Diese Siedlung von 1923/24 war der gebaute Erstling ihres Architekten Erwin Gutkind (1886-1968), der sie im Alter von 37 Jahren entwarf. Schon bald nach dem Bau wurden die Häuser, die mit minderwertigen Materialien errichtet waren, verunstaltet verändert. Zum Beispiel wurde die Verklinkerung der Obergeschosse entfernt. Nach 1950 kam der Ortsteil West-Staaken durch einen Gebietstausch an die DDR und ist erst nach der Wende wieder an das Berliner Stadtgebiet angegliedert worden. Die Häuser sind in einem ungepflegten Zustand, aber immerhin alle noch vorhanden und halbwegs in ihrer Entwurfsabsicht kenntlich geblieben. Gutkind-Biograf Rudolf Hierl versucht diese so einzuordnen:

Die Siedlungshäuser in Staaken knüpfen in ihrer Formgebung an die Avantgarde der frühen zwanziger Jahre an. Die damals aus dem „Rumpf des Kubismus“ entstandenen Bewegungen entwickelten ihre Auffassungen zumeist aus der modernen Malerei und Plastik und versuchen sich in einer rationalistischen, ornamentlosen Komposition von kubisch geschichteten Raumgruppen. Dieser Charakter zeichnet auch die Häuser in Staaken aus.
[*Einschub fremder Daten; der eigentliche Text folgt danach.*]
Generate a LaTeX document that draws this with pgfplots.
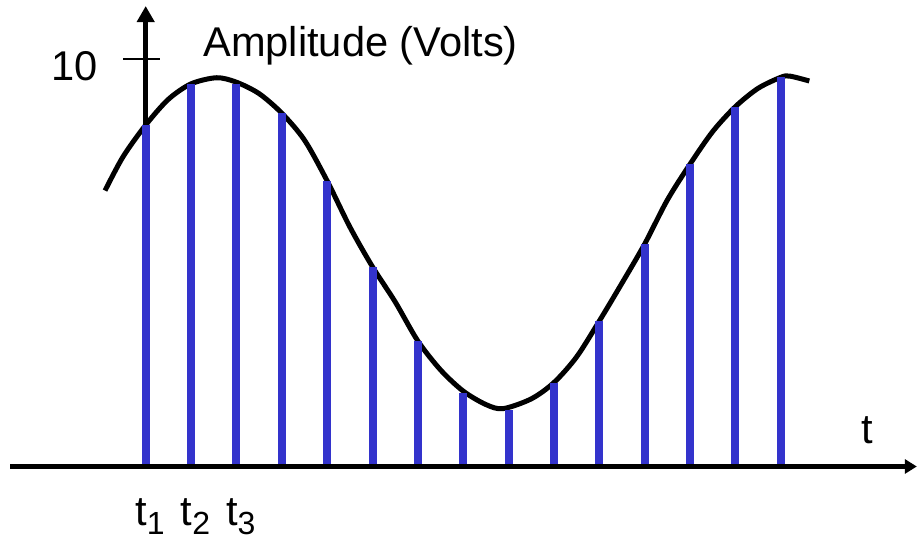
\documentclass[border=0pt]{standalone}
\usepackage{pgfplots}
\pgfplotsset{compat=1.18}
\usetikzlibrary{arrows.meta}
\usepackage{fontspec}
\setmainfont{Liberation Sans}
\definecolor{stemblue}{RGB}{51,51,204}
\newcommand{\tl}[1]{t\raisebox{-4.6pt}{\fontsize{16}{16}\selectfont #1}}
\begin{document}
\begin{tikzpicture}
\useasboundingbox (0,0) rectangle (459.5pt,269pt);
\begin{axis}[hide axis, clip=false, x=22.68pt, y=20.375pt,
  xmin=-3.212, xmax=17.048, ymin=-1.755, ymax=11.448,
  at={(0,0)}, anchor=south west]
% y axis and tick
\draw[line width=2.2pt, -{Triangle[length=8pt,width=8.5pt]}] (axis cs:0,0) -- (axis cs:0,11.30);
\draw[line width=1.3pt] (axis cs:-0.50,10) -- (axis cs:0.315,10);
% analog signal
\addplot[black, line width=2.5pt, smooth] coordinates {
(-0.897,6.77) (-0.5,7.60) (0,8.38) (0.5,9.01) (1,9.39) (1.565,9.54) (2,9.43) (2.5,9.15)
(3,8.67) (3.5,8.01) (4,7.01) (4.5,5.88) (5,4.90) (5.5,4.04) (6,3.08) (6.5,2.37)
(7,1.85) (7.5,1.52) (7.88,1.42) (8.5,1.66) (9,2.06) (9.5,2.69) (10,3.57)
(10.5,4.50) (11,5.46) (11.5,6.54) (12,7.42) (12.5,8.22) (13,8.83) (13.5,9.28)
(14,9.55) (14.2,9.58) (14.63,9.46)};
% samples
\addplot[ycomb, stemblue, line width=4pt, mark=none] coordinates {
(0,8.38) (1,9.39) (2,9.39) (3,8.67) (4,7.01) (5,4.90) (6,3.08) (7,1.81)
(8,1.39) (9,2.06) (10,3.57) (11,5.46) (12,7.42) (13,8.83) (14,9.55)};
% x axis
\draw[line width=2.2pt, -{Triangle[length=6pt,width=7pt]}] (axis cs:-2.991,0) -- (axis cs:17.0,0);
% labels
\node[anchor=base east, inner sep=0pt, font=\fontsize{20.8}{25}\selectfont] at (axis cs:-1.040,9.46) {10};
\node[anchor=base west, inner sep=0pt, font=\fontsize{20.8}{25}\selectfont] at (axis cs:1.263,10.05) {Amplitude (Volts)};
\node[anchor=base, inner sep=0pt, font=\fontsize{20.8}{25}\selectfont] at (axis cs:15.90,0.57) {t};
\node[anchor=base west, inner sep=0pt, font=\fontsize{20.8}{25}\selectfont] at (axis cs:-0.236,-1.436) {\tl{1}};
\node[anchor=base west, inner sep=0pt, font=\fontsize{20.8}{25}\selectfont] at (axis cs:0.764,-1.436) {\tl{2}};
\node[anchor=base west, inner sep=0pt, font=\fontsize{20.8}{25}\selectfont] at (axis cs:1.764,-1.436) {\tl{3}};
\end{axis}
\end{tikzpicture}
\end{document}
Das Gebäude wird aufgefasst als eine Addition von eigenständigen Raumkörpern. […] Die geometrisch scharf geschnittenen Volumina werden miteinander verklammert, sie werden zu räumlichen Massenkompositionen gesteigert, die die sich in einem spannungsvollen dynamischen Gleichgewicht befinden.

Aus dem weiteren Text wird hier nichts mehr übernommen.